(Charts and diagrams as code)
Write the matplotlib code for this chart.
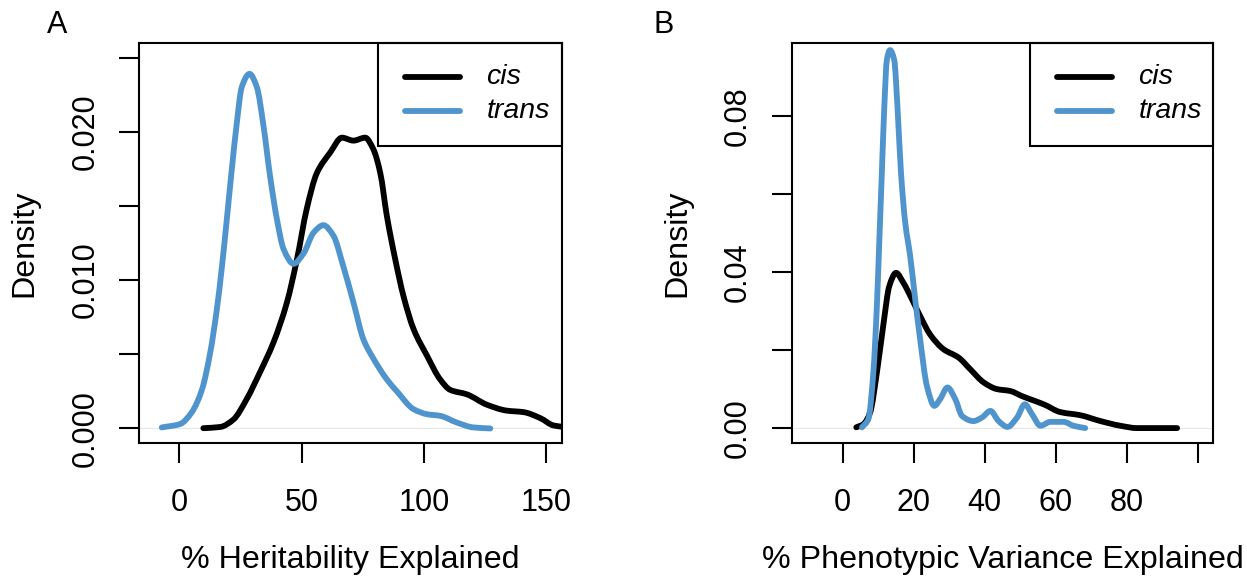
import matplotlib
matplotlib.use("Agg")
import numpy as np
import matplotlib.pyplot as plt
from matplotlib.lines import Line2D
from matplotlib.patches import Rectangle, PathPatch
from matplotlib.path import Path

plt.rcParams['font.family'] = ['Liberation Sans', 'DejaVu Sans']

# ---------------- data ----------------
# Panel A: % heritability explained
cis_h_x = [9.8, 16.7, 22.1, 27.6, 33.0, 38.5, 44.0, 48.1, 52.1, 56.2, 61.7, 66.5, 71.2, 76.0,
           79.4, 82.2, 84.9, 88.3, 91.7, 95.8, 101.3, 106.7, 110.8, 117.6, 125.8, 134.0, 140.8,
           147.6, 153.1, 157.2, 160.0]
cis_h_y = [0.00002, 0.0001, 0.0006, 0.0020, 0.0038, 0.0058, 0.0085, 0.0114, 0.0148, 0.0172,
           0.0186, 0.0196, 0.0194, 0.0196, 0.0188, 0.0172, 0.0143, 0.0114, 0.0089, 0.0067,
           0.0049, 0.0033, 0.0026, 0.0023, 0.0016, 0.0012, 0.0011, 0.0007, 0.0002, 0.0001, 0.0]

trans_h_x = [-7.2, 0.3, 5.1, 9.2, 12.6, 15.3, 17.4, 19.4, 21.4, 23.5, 25.5, 28.7, 31.7, 34.4,
             37.1, 39.9, 42.6, 46.7, 50.8, 54.9, 58.9, 63.0, 67.1, 71.2, 75.3, 79.4, 84.9,
             89.0, 95.8, 101.3, 106.7, 113.5, 120.3, 127.2]
trans_h_y = [0.00007, 0.0003, 0.0011, 0.0026, 0.0051, 0.0080, 0.0109, 0.0141, 0.0174, 0.0206,
             0.0230, 0.0239, 0.0230, 0.0204, 0.0170, 0.0141, 0.0121, 0.0111, 0.0118, 0.0132,
             0.0137, 0.0130, 0.0109, 0.0085, 0.0060, 0.0047, 0.0033, 0.0025, 0.0013, 0.00096,
             0.00085, 0.0004, 0.00007, 0.0]

# Panel B: % phenotypic variance explained
cis_p_x = [3.8, 5.8, 7.7, 9.6, 11.5, 13.1, 15.0, 17.1, 19.5, 21.8, 24.6, 28.4, 32.6, 35.9, 39.7,
           43.4, 47.2, 50.5, 52.8, 56.6, 61.3, 66.9, 72.6, 78.2, 82.9, 94.2]
cis_p_y = [0.0003, 0.0011, 0.0041, 0.0143, 0.0271, 0.0365, 0.0399, 0.0373, 0.0331, 0.0288,
           0.0241, 0.0203, 0.0182, 0.0152, 0.0118, 0.0101, 0.0096, 0.0083, 0.0075, 0.0062,
           0.0042, 0.0034, 0.0019, 0.0007, 0.0001, 0.0001]

trans_p_x = [5.4, 7.2, 8.6, 9.6, 10.3, 11.0, 11.7, 12.4, 13.3, 14.5, 15.4, 16.4, 17.6, 19.0,
             20.4, 21.8, 23.7, 25.8, 27.4, 29.5, 31.7, 33.6, 36.8, 39.2, 41.6, 43.9, 46.4,
             49.1, 51.3, 53.3, 55.7, 58.5, 62.2, 65.0, 68.3]
trans_p_y = [0.0003, 0.0024, 0.0143, 0.0314, 0.0484, 0.0655, 0.0825, 0.0944, 0.0970, 0.0944,
             0.0825, 0.0655, 0.0527, 0.0441, 0.0331, 0.0228, 0.0109, 0.0058, 0.0075, 0.0105,
             0.0075, 0.0032, 0.0019, 0.0028, 0.0045, 0.0019, 0.0004, 0.0028, 0.0062, 0.0037,
             0.0007, 0.0017, 0.0017, 0.0007, 0.0001]

series_labels = ["cis", "trans"]
panel_letters = ["A", "B"]
xlabels = ["% Heritability Explained", "% Phenotypic Variance Explained"]
ylabel = "Density"
xticks_A = [0, 50, 100, 150]
yticks_A = [0.000, 0.005, 0.010, 0.015, 0.020, 0.025]
yticklabels_A = ["0.000", "", "0.010", "", "0.020", ""]
xticks_B = [0, 20, 40, 60, 80, 100]
xticklabels_B = ["0", "20", "40", "60", "80", ""]
yticks_B = [0.00, 0.02, 0.04, 0.06, 0.08]
yticklabels_B = ["0.00", "", "0.04", "", "0.08"]

# ---------------- styling ----------------
W, H = 1247, 577
DPI = 100
BLUE = "#4F94CD"
FS_TICK = 22
FS_LAB = 23.2
FS_LEG = 20.5
LW = 4.2

fig = plt.figure(figsize=(W / DPI, H / DPI), dpi=DPI)


def px_axes(l, r, t, b):
    return fig.add_axes([l / W, 1 - b / H, (r - l) / W, (b - t) / H])


def smooth_curve(ax, xs, ys, color):
    """Draw a smooth curve through the traced points (monotone cubic Hermite as Bezier)."""
    x = np.asarray(xs, float)
    y = np.asarray(ys, float)
    h = np.diff(x)
    d = np.diff(y) / h
    m = np.zeros_like(x)
    for i in range(1, len(x) - 1):
        if d[i - 1] * d[i] > 0:
            w1 = 2 * h[i] + h[i - 1]
            w2 = h[i] + 2 * h[i - 1]
            m[i] = (w1 + w2) / (w1 / d[i - 1] + w2 / d[i])
    m[0] = d[0]
    m[-1] = d[-1]
    verts = [(x[0], y[0])]
    codes = [Path.MOVETO]
    for i in range(len(x) - 1):
        verts += [(x[i] + h[i] / 3, y[i] + m[i] * h[i] / 3),
                  (x[i + 1] - h[i] / 3, y[i + 1] - m[i + 1] * h[i] / 3),
                  (x[i + 1], y[i + 1])]
        codes += [Path.CURVE4] * 3
    patch = PathPatch(Path(verts, codes), fill=False, ec=color, lw=LW,
                      capstyle="round", joinstyle="round", zorder=3)
    ax.add_patch(patch)


def style(ax):
    for s in ax.spines.values():
        s.set_linewidth(1.5)
        s.set_color("black")
    ax.tick_params(axis="both", direction="out", length=14.4, width=1.5,
                   labelsize=FS_TICK, color="black")
    ax.tick_params(axis="x", pad=18)
    ax.tick_params(axis="y", pad=13.6)
    ax.axhline(0, color="#e6e6e6", lw=0.8, zorder=1)


def legend(ax):
    ax.add_patch(Rectangle((0.566, 0.742), 0.434, 0.258, transform=ax.transAxes,
                           fill=False, lw=1.5, ec="black", clip_on=False, zorder=5))
    for yy, col, lab in [(0.914, "black", series_labels[0]), (0.829, BLUE, series_labels[1])]:
        ax.add_line(Line2D([0.630, 0.760], [yy, yy], transform=ax.transAxes, color=col,
                           lw=LW, solid_capstyle="round", zorder=6))
        ax.text(0.822, yy, lab, transform=ax.transAxes, fontsize=FS_LEG, style="italic",
                va="center", ha="left", zorder=6)


# Panel A
axA = px_axes(139.3, 561.7, 42.7, 443.3)
axA.set_xlim(-16.4, 156.4)
axA.set_ylim(-0.001, 0.026)
style(axA)
smooth_curve(axA, cis_h_x, cis_h_y, "black")
smooth_curve(axA, trans_h_x, trans_h_y, BLUE)
axA.set_xticks(xticks_A)
axA.set_xticklabels([str(v) for v in xticks_A])
axA.set_yticks(yticks_A)
axA.set_yticklabels(yticklabels_A, rotation=90, va="center")
axA.set_xlabel(xlabels[0], fontsize=FS_LAB, labelpad=19)
axA.set_ylabel(ylabel, fontsize=FS_LAB, labelpad=22)
legend(axA)
fig.text(57 / W, 1 - 25 / H, panel_letters[0], fontsize=FS_TICK, ha="center", va="center")

# Panel B
axB = px_axes(791.7, 1213.3, 42.7, 443.3)
axB.set_xlim(-14.4, 104.4)
axB.set_ylim(-0.0038, 0.0989)
style(axB)
smooth_curve(axB, cis_p_x, cis_p_y, "black")
smooth_curve(axB, trans_p_x, trans_p_y, BLUE)
axB.set_xticks(xticks_B)
axB.set_xticklabels(xticklabels_B)
axB.set_yticks(yticks_B)
axB.set_yticklabels(yticklabels_B, rotation=90, va="center")
axB.set_xlabel(xlabels[1], fontsize=FS_LAB, labelpad=19)
axB.set_ylabel(ylabel, fontsize=FS_LAB, labelpad=22)
legend(axB)
fig.text(664 / W, 1 - 25 / H, panel_letters[1], fontsize=FS_TICK, ha="center", va="center")

fig.savefig("out.png", dpi=DPI)
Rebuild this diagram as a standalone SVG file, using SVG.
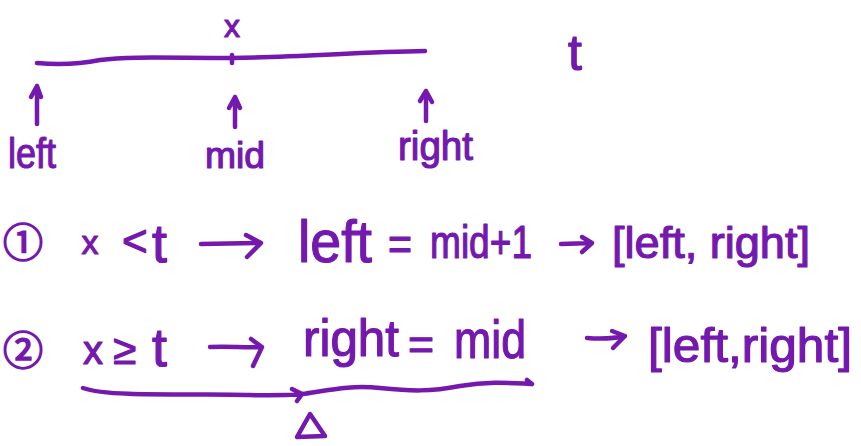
<svg xmlns="http://www.w3.org/2000/svg" width="861" height="446" viewBox="0 0 861 446">
<style>
.ink{fill:none;stroke:#7418ae;stroke-width:4.5;stroke-linecap:round;stroke-linejoin:round}
.tx{fill:#7418ae;stroke:#7418ae;stroke-width:1.2;stroke-linejoin:round;font-family:"Liberation Sans","DejaVu Sans",sans-serif}
.cj{fill:#7418ae;stroke:#7418ae;stroke-width:1.6;font-family:"Noto Sans CJK SC","DejaVu Sans",sans-serif}
</style>
<rect width="861" height="446" fill="#ffffff"/>
<g id="number-line">
<path class="ink" d="M37,63 C60,65 80,64 100,60 C130,56 170,58 232,58 C300,57 360,52 425,51"/>
<path class="ink" d="M232,55 L232,63"/>
<text class="tx" x="232" y="37" font-size="32" text-anchor="middle">x</text>
<text class="tx" x="575" y="70" font-size="50" text-anchor="middle">t</text>
</g>
<g id="connectors">
<path class="ink" d="M37,124 L37,86 M31,97 L37,86 L41,97"/>
<path class="ink" d="M235,127 L235,97 M229,108 L235,97 L240,108"/>
<path class="ink" d="M426,121 L426,91 M420,101 L426,91 L432,102"/>
<path class="ink" d="M201,244 L259,243 M246,235 L261,243 L247,257"/>
<path class="ink" d="M561,244 L592,243 M582,237 L592,243 L582,252"/>
<path class="ink" d="M210,347 C230,346 245,348 260,347 M251,339 L262,347 L253,366"/>
<path class="ink" d="M587,338 C600,339 612,339 625,336 M612,331 L625,336 L613,348"/>
<path class="ink" d="M83,388 C110,398 200,393 250,395 C275,396 290,395 302,394 M292,389 L302,394 L297,401"/>
<path class="ink" d="M302,394 C330,390 350,385 380,388 C410,391 430,392 460,386 C490,381 510,383 531,384 M527,380 L532,384"/>
</g>
<g id="label-left"><text class="tx" x="8" y="168" font-size="42" textLength="48" lengthAdjust="spacingAndGlyphs">left</text></g>
<g id="label-mid"><text class="tx" x="205" y="168" font-size="36" textLength="60" lengthAdjust="spacingAndGlyphs">mid</text></g>
<g id="label-right"><text class="tx" x="398" y="160" font-size="40" textLength="75" lengthAdjust="spacingAndGlyphs">right</text></g>
<g id="case1">
<text class="cj" x="23" y="257" font-size="40" text-anchor="middle">①</text>
<text class="tx" x="90" y="254" font-size="34" text-anchor="middle">x</text>
<text class="tx" x="122" y="256" font-size="44">&lt;</text>
<text class="tx" x="152" y="262" font-size="54">t</text>
<text class="tx" x="298" y="262" font-size="60" textLength="74" lengthAdjust="spacingAndGlyphs">left</text>
<text class="tx" x="388" y="260" font-size="46" textLength="24" lengthAdjust="spacingAndGlyphs">=</text>
<text class="tx" x="430" y="258" font-size="46" textLength="102" lengthAdjust="spacingAndGlyphs">mid+1</text>
<text class="tx" x="612" y="258" font-size="44" textLength="198" lengthAdjust="spacingAndGlyphs">[left, right]</text>
</g>
<g id="case2">
<text class="cj" x="23" y="365" font-size="40" text-anchor="middle">②</text>
<text class="tx" x="83" y="364" font-size="40">x</text>
<text class="tx" x="113" y="364" font-size="42">≥</text>
<text class="tx" x="152" y="366" font-size="54">t</text>
<text class="tx" x="303" y="356" font-size="52" textLength="96" lengthAdjust="spacingAndGlyphs">right</text>
<text class="tx" x="408" y="360" font-size="44" textLength="26" lengthAdjust="spacingAndGlyphs">=</text>
<text class="tx" x="454" y="358" font-size="54" textLength="72" lengthAdjust="spacingAndGlyphs">mid</text>
<text class="tx" x="648" y="362" font-size="48" textLength="204" lengthAdjust="spacingAndGlyphs">[left,right]</text>
</g>
<g id="marker-triangle">
<path class="ink" d="M310,414 L297,437 L325,436 Z"/>
</g>
</svg>
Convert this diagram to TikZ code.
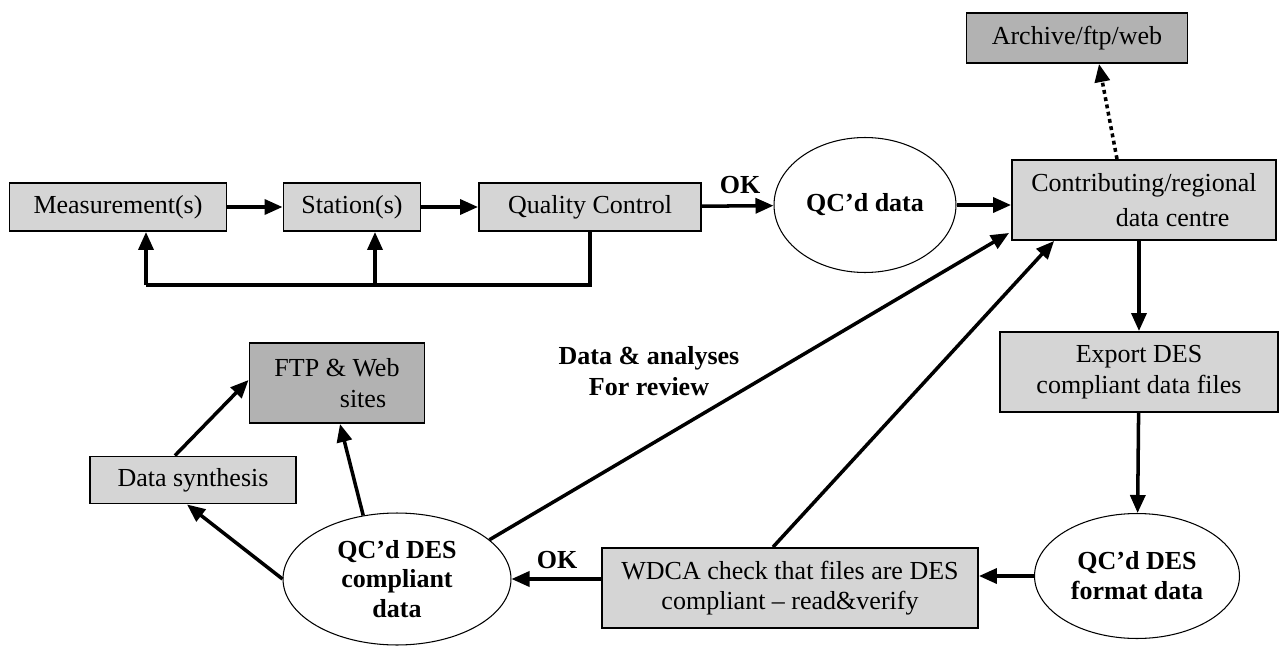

REQUIRED TASK:
Your task is to reproduce the entries above word for word, from the first line through the line with "plt.rcParams['font.family'] = ['Liberation", and please leave out any pictures.

RESULT:
Write the matplotlib code for this chart.
import matplotlib
matplotlib.use("Agg")
import numpy as np
import matplotlib.pyplot as plt
from matplotlib.lines import Line2D
from matplotlib.patches import Rectangle, PathPatch
from matplotlib.path import Path

plt.rcParams['font.family'] = ['Liberation Sans', 'DejaVu Sans']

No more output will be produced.